Part of a data file

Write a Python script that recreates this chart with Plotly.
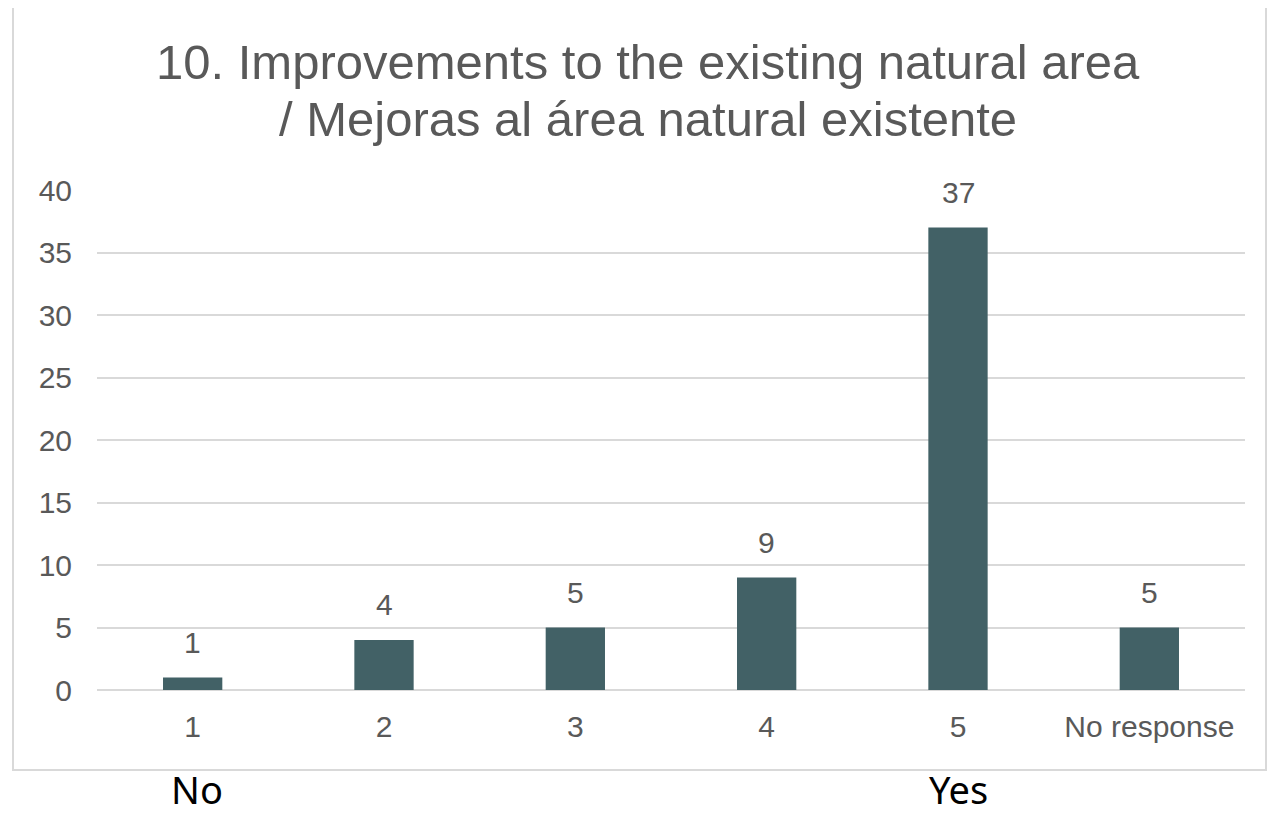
import plotly.graph_objects as go

categories = ["1", "2", "3", "4", "5", "No response"]
counts = [1, 4, 5, 9, 37, 5]
scale_ends = {"1": "No", "5": "Yes"}

title_lines = ["10. Improvements to the existing natural area", "/ Mejoras al área natural existente"]

bar_color = "#426166"
text_color = "#595959"
grid_color = "#d9d9d9"

# plot area in screen pixels: x 97..1245, y 190..690 (page body adds 8px offset)
def py_to_paper(py):
    return (690 - py) / 500

fig = go.Figure(
    go.Bar(
        x=categories,
        y=counts,
        marker=dict(color=bar_color, line=dict(width=0)),
        width=0.31,
        hoverinfo="x+y",
    )
)

annotations = []
# data labels above the bars (category axis: x is the category index)
for i, v in enumerate(counts):
    annotations.append(dict(
        x=i, y=v, xref="x", yref="y", text=str(v), showarrow=False,
        yanchor="bottom", yshift=17,
        font=dict(family="Liberation Sans, Arial, sans-serif", size=30, color=text_color),
    ))
# No / Yes under the scale ends
for c, label in scale_ends.items():
    annotations.append(dict(
        x=categories.index(c), y=py_to_paper(789), xref="x", yref="paper", text=label,
        showarrow=False, xanchor="center", yanchor="middle", xshift=4 if label == "No" else 0,
        font=dict(family="Noto Sans, sans-serif", size=38, color="#000000"),
    ))
# title, one annotation per line
for i, line in enumerate(title_lines):
    annotations.append(dict(
        x=(648 - 97) / 1148, y=py_to_paper(62 + 57 * i), xref="paper", yref="paper",
        text=line, showarrow=False, xanchor="center", yanchor="middle",
        font=dict(family="Liberation Sans, Arial, sans-serif", size=49, color=text_color),
    ))

fig.update_layout(
    width=1268,
    height=807,
    margin=dict(l=89, r=31, t=182, b=125),
    paper_bgcolor="white",
    plot_bgcolor="white",
    showlegend=False,
    annotations=annotations,
    shapes=[dict(
        type="rect", xref="paper", yref="paper",
        x0=(13 - 97) / 1148, x1=(1266 - 97) / 1148,
        y0=py_to_paper(770), y1=py_to_paper(6),
        line=dict(color="#d9d9d9", width=2), fillcolor="rgba(0,0,0,0)", layer="below",
    )],
    xaxis=dict(
        type="category",
        showgrid=False,
        showline=False,
        ticks="",
        ticklabelstandoff=16,
        tickfont=dict(family="Liberation Sans, Arial, sans-serif", size=30, color=text_color),
    ),
    yaxis=dict(
        range=[0, 40],
        dtick=5,
        showgrid=True,
        gridcolor=grid_color,
        gridwidth=2,
        zeroline=True,
        zerolinecolor=grid_color,
        zerolinewidth=2,
        showline=False,
        ticks="",
        ticklabelstandoff=24,
        tickfont=dict(family="Liberation Sans, Arial, sans-serif", size=30, color=text_color),
    ),
)

fig.write_html("out.html")
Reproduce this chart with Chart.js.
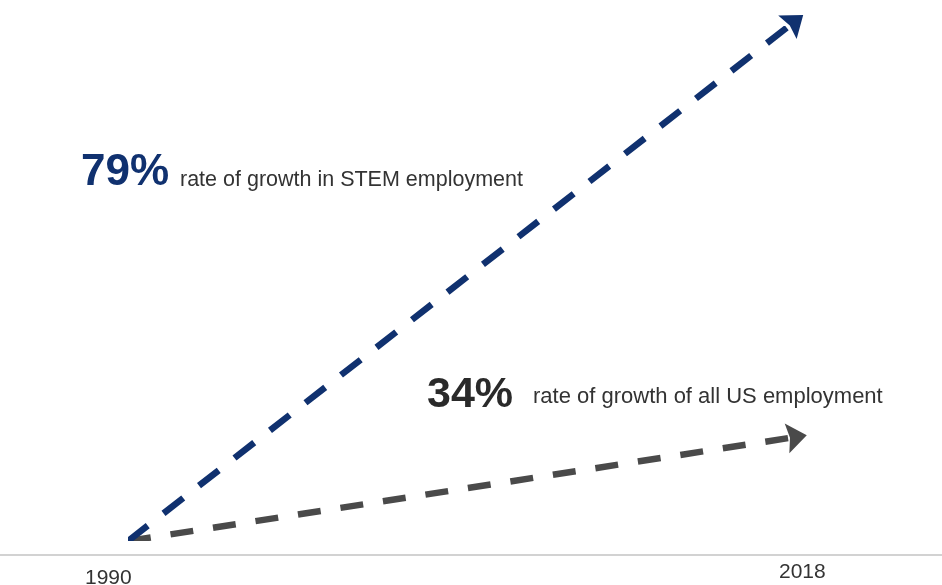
<!DOCTYPE html>
<html>
<head>
<meta charset="utf-8">
<script src="https://cdn.jsdelivr.net/npm/chart.js@4"></script>
<style>
  html, body { margin: 0; padding: 0; background: #fff; }
  #wrap { width: 942px; height: 585px; position: relative; }
</style>
</head>
<body>
<div id="wrap"><canvas id="growthChart" width="942" height="585"></canvas></div>
<script>
// data (y is the drawn height of each arrow, 0-100)
const years = [1990, 2018];
const stemLine = [0, 100];
const allUsLine = [0, 20];
const yearLabels = ['1990', '2018'];

const navy = '#10316f';
const grey = '#4a4a4a';

// arrowheads, baseline and text annotations
const decorations = {
    id: 'decorations',
    beforeDatasetsDraw(chart) {
        const ctx = chart.ctx;
        ctx.save();
        ctx.strokeStyle = '#d2d2d2';
        ctx.lineWidth = 2;
        ctx.beginPath();
        ctx.moveTo(0, 555);
        ctx.lineTo(chart.width, 555);
        ctx.stroke();
        ctx.restore();
    },
    afterDatasetsDraw(chart) {
        const ctx = chart.ctx;
        chart.data.datasets.forEach((ds, i) => {
            const pts = chart.getDatasetMeta(i).data;
            const a = pts[pts.length - 2], b = pts[pts.length - 1];
            const dx = b.x - a.x, dy = b.y - a.y;
            const len = Math.sqrt(dx * dx + dy * dy);
            const ux = dx / len, uy = dy / len;
            const nx = -uy, ny = ux;
            ctx.save();
            ctx.fillStyle = ds.borderColor;
            ctx.beginPath();
            ctx.moveTo(b.x + ux * 18, b.y + uy * 18);
            ctx.lineTo(b.x + nx * 15 - ux * 2, b.y + ny * 15 - uy * 2);
            ctx.lineTo(b.x + ux * 1, b.y + uy * 1);
            ctx.lineTo(b.x - nx * 15 - ux * 2, b.y - ny * 15 - uy * 2);
            ctx.closePath();
            ctx.fill();
            ctx.restore();
        });

        const x = chart.scales.x;
        ctx.save();
        ctx.textBaseline = 'alphabetic';
        ctx.textAlign = 'left';
        ctx.fillStyle = '#333';
        ctx.font = '21px "Liberation Sans", Arial, sans-serif';
        ctx.fillText(yearLabels[0], x.getPixelForValue(years[0]) - 43, 584);
        ctx.fillText(yearLabels[1], x.getPixelForValue(years[1]) - 10, 578);

        ctx.fillStyle = navy;
        ctx.font = 'bold 44px "Liberation Sans", Arial, sans-serif';
        ctx.fillText('79%', 81, 185);
        ctx.fillStyle = '#333';
        ctx.font = '21.5px "Liberation Sans", Arial, sans-serif';
        ctx.fillText('rate of growth in STEM employment', 180, 186);

        ctx.fillStyle = '#2a2a2a';
        ctx.font = 'bold 43px "Liberation Sans", Arial, sans-serif';
        ctx.fillText('34%', 427, 407);
        ctx.fillStyle = '#333';
        ctx.font = '22px "Liberation Sans", Arial, sans-serif';
        ctx.fillText('rate of growth of all US employment', 533, 403);
        ctx.restore();
    }
};

const ctx = document.getElementById('growthChart').getContext('2d');
new Chart(ctx, {
    type: 'line',
    data: {
        datasets: [
            {
                label: 'STEM employment',
                data: years.map((y, i) => ({ x: y, y: stemLine[i] })),
                borderColor: navy,
                borderWidth: 6.5,
                borderDash: [25, 20],
                borderCapStyle: 'butt',
                pointRadius: 0,
                tension: 0
            },
            {
                label: 'All US employment',
                data: years.map((y, i) => ({ x: y, y: allUsLine[i] })),
                borderColor: grey,
                borderWidth: 6.5,
                borderDash: [23, 20],
                borderCapStyle: 'butt',
                pointRadius: 0,
                tension: 0
            }
        ]
    },
    options: {
        responsive: false,
        animation: false,
        layout: { padding: { left: 128, right: 153, top: 26, bottom: 44 } },
        scales: {
            x: { type: 'linear', min: 1990, max: 2018, display: false },
            y: { min: 0, max: 100, display: false }
        },
        plugins: {
            legend: { display: false },
            tooltip: { enabled: false }
        }
    },
    plugins: [decorations]
});
</script>
</body>
</html>
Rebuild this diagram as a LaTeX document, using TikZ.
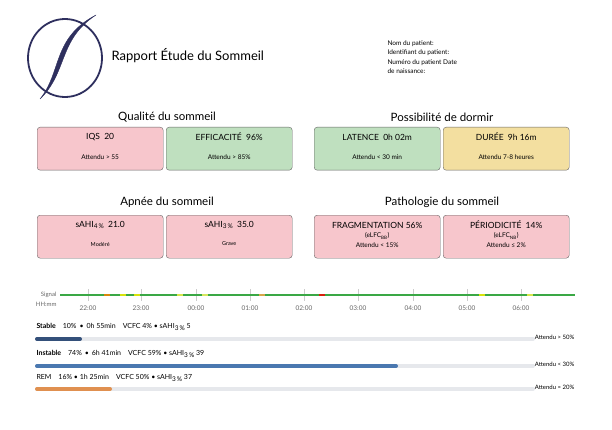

- WHAT THE TASK ASKS:
All records must be output exactly as they are, except for the pictures, which are left out.

- TASK RESULT:
Write a Python script that recreates this chart with Plotly.
import plotly.graph_objects as go

categories = ["1", "2", "3", "4", "5", "No response"]
counts = [1, 4, 5, 9, 37, 5]
scale_ends = {"1": "No", "5": "Yes"}

title_lines = ["10. Improvements to the existing natural area", "/ Mejoras al área natural existente"]

bar_color = "#426166"
text_color = "#595959"
grid_color = "#d9d9d9"

# plot area in screen pixels: x 97..1245, y 190..690 (page body adds 8px offset)
def py_to_paper(py):
    return (690 - py) / 500

fig = go.Figure(
    go.Bar(
        x=categories,
        y=counts,
        marker=dict(color=bar_color, line=dict(width=0)),
        width=0.31,
        hoverinfo="x+y",
    )
)

annotations = []
# data labels above the bars (category axis: x is the category index)
for i, v in enumerate(counts):
    annotations.append(dict(
        x=i, y=v, xref="x", yref="y", text=str(v), showarrow=False,
        yanchor="bottom", yshift=17,
        font=dict(family="Liberation Sans, Arial, sans-serif", size=30, color=text_color),
    ))
# No / Yes under the scale ends
for c, label in scale_ends.items():
    annotations.append(dict(
        x=categories.index(c), y=py_to_paper(789), xref="x", yref="paper", text=label,
        showarrow=False, xanchor="center", yanchor="middle", xshift=4 if label == "No" else 0,
        font=dict(family="Noto Sans, sans-serif", size=38, color="#000000"),
    ))
# title, one annotation per line
for i, line in enumerate(title_lines):
    annotations.append(dict(
        x=(648 - 97) / 1148, y=py_to_paper(62 + 57 * i), xref="paper", yref="paper",
        text=line, showarrow=False, xanchor="center", yanchor="middle",
        font=dict(family="Liberation Sans, Arial, sans-serif", size=49, color=text_color),
    ))

fig.update_layout(
    width=1268,
    height=807,
    margin=dict(l=89, r=31, t=182, b=125),
    paper_bgcolor="white",
    plot_bgcolor="white",
    showlegend=False,
    annotations=annotations,
    shapes=[dict(
        type="rect", xref="paper", yref="paper",
        x0=(13 - 97) / 1148, x1=(1266 - 97) / 1148,
        y0=py_to_paper(770), y1=py_to_paper(6),
        line=dict(color="#d9d9d9", width=2), fillcolor="rgba(0,0,0,0)", layer="below",
    )],
    xaxis=dict(
        type="category",
        showgrid=False,
        showline=False,
        ticks="",
        ticklabelstandoff=16,
        tickfont=dict(family="Liberation Sans, Arial, sans-serif", size=30, color=text_color),
    ),
    yaxis=dict(
        range=[0, 40],
        dtick=5,
        showgrid=True,
        gridcolor=grid_color,
        gridwidth=2,
        zeroline=True,
        zerolinecolor=grid_color,
        zerolinewidth=2,
        showline=False,
        ticks="",
        ticklabelstandoff=24,
        tickfont=dict(family="Liberation Sans, Arial, sans-serif", size=30, color=text_color),
    ),
)

fig.write_html("out.html")
Reproduce this chart with Chart.js.
<!DOCTYPE html>
<html>
<head>
<meta charset="utf-8">
<script src="https://cdn.jsdelivr.net/npm/chart.js@4"></script>
<style>
  html, body { margin: 0; padding: 0; background: #fff; }
  #wrap { width: 942px; height: 585px; position: relative; }
</style>
</head>
<body>
<div id="wrap"><canvas id="growthChart" width="942" height="585"></canvas></div>
<script>
// data (y is the drawn height of each arrow, 0-100)
const years = [1990, 2018];
const stemLine = [0, 100];
const allUsLine = [0, 20];
const yearLabels = ['1990', '2018'];

const navy = '#10316f';
const grey = '#4a4a4a';

// arrowheads, baseline and text annotations
const decorations = {
    id: 'decorations',
    beforeDatasetsDraw(chart) {
        const ctx = chart.ctx;
        ctx.save();
        ctx.strokeStyle = '#d2d2d2';
        ctx.lineWidth = 2;
        ctx.beginPath();
        ctx.moveTo(0, 555);
        ctx.lineTo(chart.width, 555);
        ctx.stroke();
        ctx.restore();
    },
    afterDatasetsDraw(chart) {
        const ctx = chart.ctx;
        chart.data.datasets.forEach((ds, i) => {
            const pts = chart.getDatasetMeta(i).data;
            const a = pts[pts.length - 2], b = pts[pts.length - 1];
            const dx = b.x - a.x, dy = b.y - a.y;
            const len = Math.sqrt(dx * dx + dy * dy);
            const ux = dx / len, uy = dy / len;
            const nx = -uy, ny = ux;
            ctx.save();
            ctx.fillStyle = ds.borderColor;
            ctx.beginPath();
            ctx.moveTo(b.x + ux * 18, b.y + uy * 18);
            ctx.lineTo(b.x + nx * 15 - ux * 2, b.y + ny * 15 - uy * 2);
            ctx.lineTo(b.x + ux * 1, b.y + uy * 1);
            ctx.lineTo(b.x - nx * 15 - ux * 2, b.y - ny * 15 - uy * 2);
            ctx.closePath();
            ctx.fill();
            ctx.restore();
        });

        const x = chart.scales.x;
        ctx.save();
        ctx.textBaseline = 'alphabetic';
        ctx.textAlign = 'left';
        ctx.fillStyle = '#333';
        ctx.font = '21px "Liberation Sans", Arial, sans-serif';
        ctx.fillText(yearLabels[0], x.getPixelForValue(years[0]) - 43, 584);
        ctx.fillText(yearLabels[1], x.getPixelForValue(years[1]) - 10, 578);

        ctx.fillStyle = navy;
        ctx.font = 'bold 44px "Liberation Sans", Arial, sans-serif';
        ctx.fillText('79%', 81, 185);
        ctx.fillStyle = '#333';
        ctx.font = '21.5px "Liberation Sans", Arial, sans-serif';
        ctx.fillText('rate of growth in STEM employment', 180, 186);

        ctx.fillStyle = '#2a2a2a';
        ctx.font = 'bold 43px "Liberation Sans", Arial, sans-serif';
        ctx.fillText('34%', 427, 407);
        ctx.fillStyle = '#333';
        ctx.font = '22px "Liberation Sans", Arial, sans-serif';
        ctx.fillText('rate of growth of all US employment', 533, 403);
        ctx.restore();
    }
};

const ctx = document.getElementById('growthChart').getContext('2d');
new Chart(ctx, {
    type: 'line',
    data: {
        datasets: [
            {
                label: 'STEM employment',
                data: years.map((y, i) => ({ x: y, y: stemLine[i] })),
                borderColor: navy,
                borderWidth: 6.5,
                borderDash: [25, 20],
                borderCapStyle: 'butt',
                pointRadius: 0,
                tension: 0
            },
            {
                label: 'All US employment',
                data: years.map((y, i) => ({ x: y, y: allUsLine[i] })),
                borderColor: grey,
                borderWidth: 6.5,
                borderDash: [23, 20],
                borderCapStyle: 'butt',
                pointRadius: 0,
                tension: 0
            }
        ]
    },
    options: {
        responsive: false,
        animation: false,
        layout: { padding: { left: 128, right: 153, top: 26, bottom: 44 } },
        scales: {
            x: { type: 'linear', min: 1990, max: 2018, display: false },
            y: { min: 0, max: 100, display: false }
        },
        plugins: {
            legend: { display: false },
            tooltip: { enabled: false }
        }
    },
    plugins: [decorations]
});
</script>
</body>
</html>
Rebuild this diagram as a LaTeX document, using TikZ.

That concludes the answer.